What’s being used here is the same sort of approach William Friedkin employed in The Exorcist and Jonathan Demme in The Silence of the Lambs. What could become a routine cop movie is elevated by the evocation of dread mythology and symbolism. Seven is not really a very deep or profound film, but it provides the convincing illusion of one. Almost all mainstream thrillers seek first to provide entertainment; this one intends to fascinate and appall. By giving the impression of scholarship, Detective Somerset lends a depth and significance to what the killer apparently considers moral statements. To be sure, Somerset lucks out in finding that the killer has a library card, although with this killer, thinking back, you figure he didn’t get his ideas in the library, and checked out those books to lure the police.
I can’t tell you how many people have told me that just don’t get Lost in Translation. They want to know what it’s about. They complain ‘nothing happens.’ They’ve been trained by movies that tell them where to look and what to feel, in stories that have a beginning, a middle and an end. Lost in Translation offers an experience in the exercise of empathy. The characters empathize with each other (that’s what it’s about), and we can empathize with them going through that process. It’s not a question of reading our own emotions into Murray’s blank slate. The slate isn’t blank. It’s on hold. He doesn’t choose to wear his heart on his sleeve for Charlotte, and he doesn’t choose to make a move. But he is very lonely and not without sympathy for her. She would plausibly have sex with him, casually, to be “nice,” and because she’s mad at her husband and it might be fun. But she doesn’t know as he does that if you cheat it shouldn’t be with someone it would make a difference to.
Lang created one of the unforgettable original places in the cinema. Metropolis fixed for countless later films the image of a futuristic city as a hell of material progress and human despair. From this film, in various ways, descended not only Dark City but Blade Runner, The Fifth Element, Alphaville, Escape From L.A., Gattaca and Batman’s Gotham City. The laboratory of its evil genius, Rotwang, created the visual look of mad scientists for decades to come, especially after it was so closely mirrored in Bride of Frankenstein (1935). The device of the “false Maria,” the robot who looks like a human being, inspired the Replicants of Blade Runner. Even Rotwang’s artificial hand was given homage in Dr. Strangelove.
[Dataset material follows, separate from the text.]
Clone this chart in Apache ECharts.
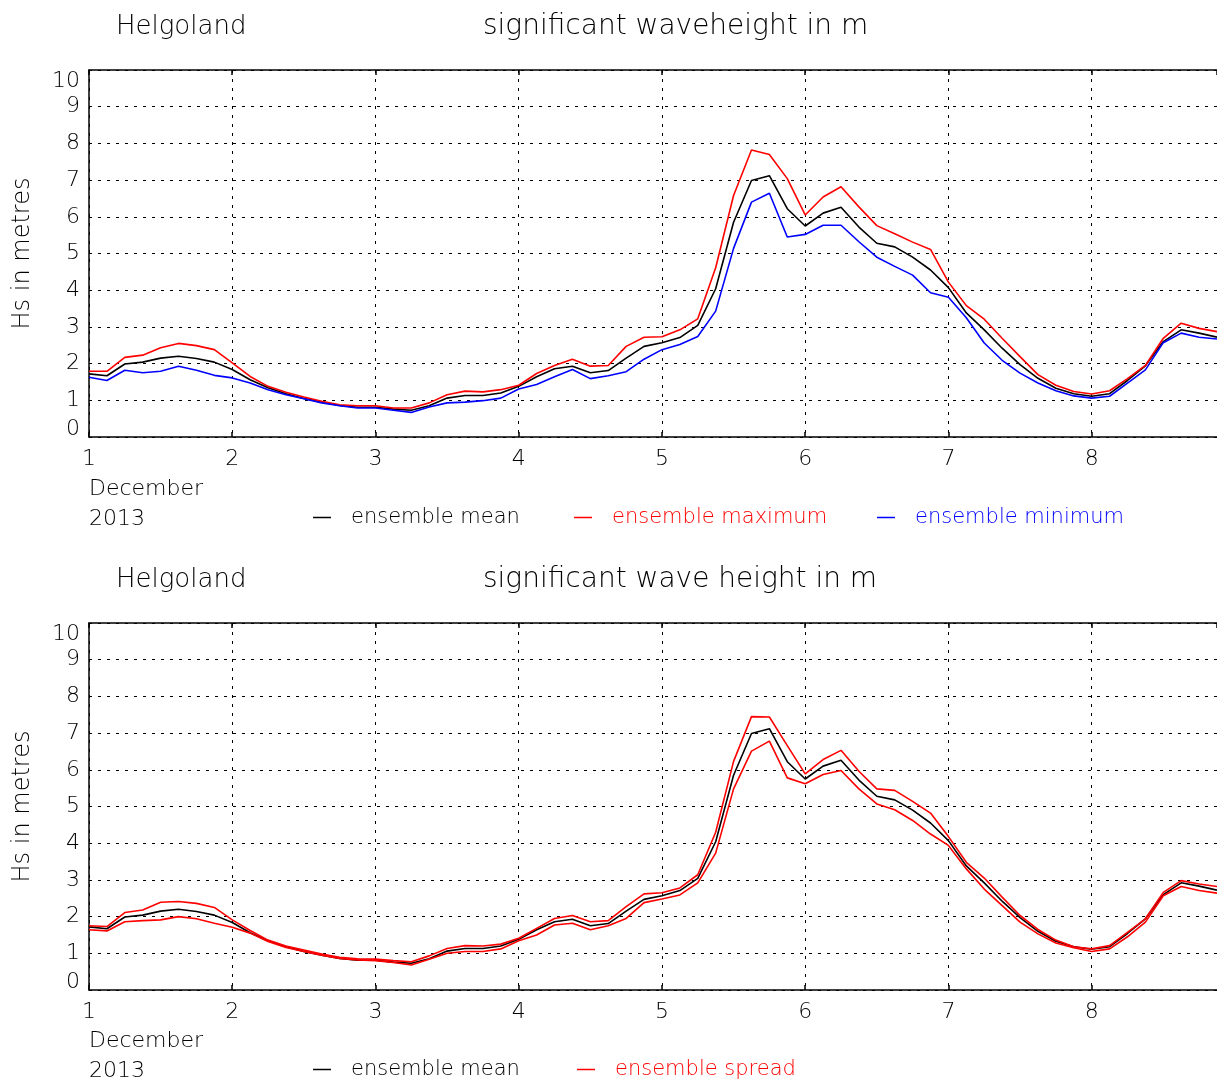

If Clyde offers glamour, Bonnie offers publicity. She writes ‘The Ballad of Bonnie and Clyde’ and sends it to a newspaper, and she poses for photos holding a machinegun and a cigar. Clyde’s brother Buck (Hackman) is more level-headed, more concerned with bank jobs than newspaper headlines. He comes attached to Blanche (Parsons), whose whiny complaints get on Bonnie’s nerves (when agents surround one of their hideouts, she runs screaming across the lawn, still holding the spatula she was using to cook supper).
Movies do not change, but their viewers do. When I saw La Dolce Vita in 1960, I was an adolescent for whom “the sweet life” represented everything I dreamed of: sin, exotic European glamour, the weary romance of the cynical newspaperman. When I saw it again, around 1970, I was living in a version of Marcello’s world; Chicago’s North Avenue was not the Via Veneto, but at 3 a.m. the denizens were just as colorful, and I was about Marcello’s age.
When I saw the movie around 1980, Marcello was the same age, but I was 10 years older, had stopped drinking, and saw him not as a role model but as a victim, condemned to an endless search for happiness that could never be found, not that way. By 1991, when I analyzed the film a frame at a time at the University of Colorado, Marcello seemed younger still, and while I had once admired and then criticized him, now I pitied and loved him. And when I saw the movie right after Mastroianni died, I thought that Fellini and Marcello had taken a moment of discovery and made it immortal. There may be no such thing as the sweet life. But it is necessary to find that out for yourself.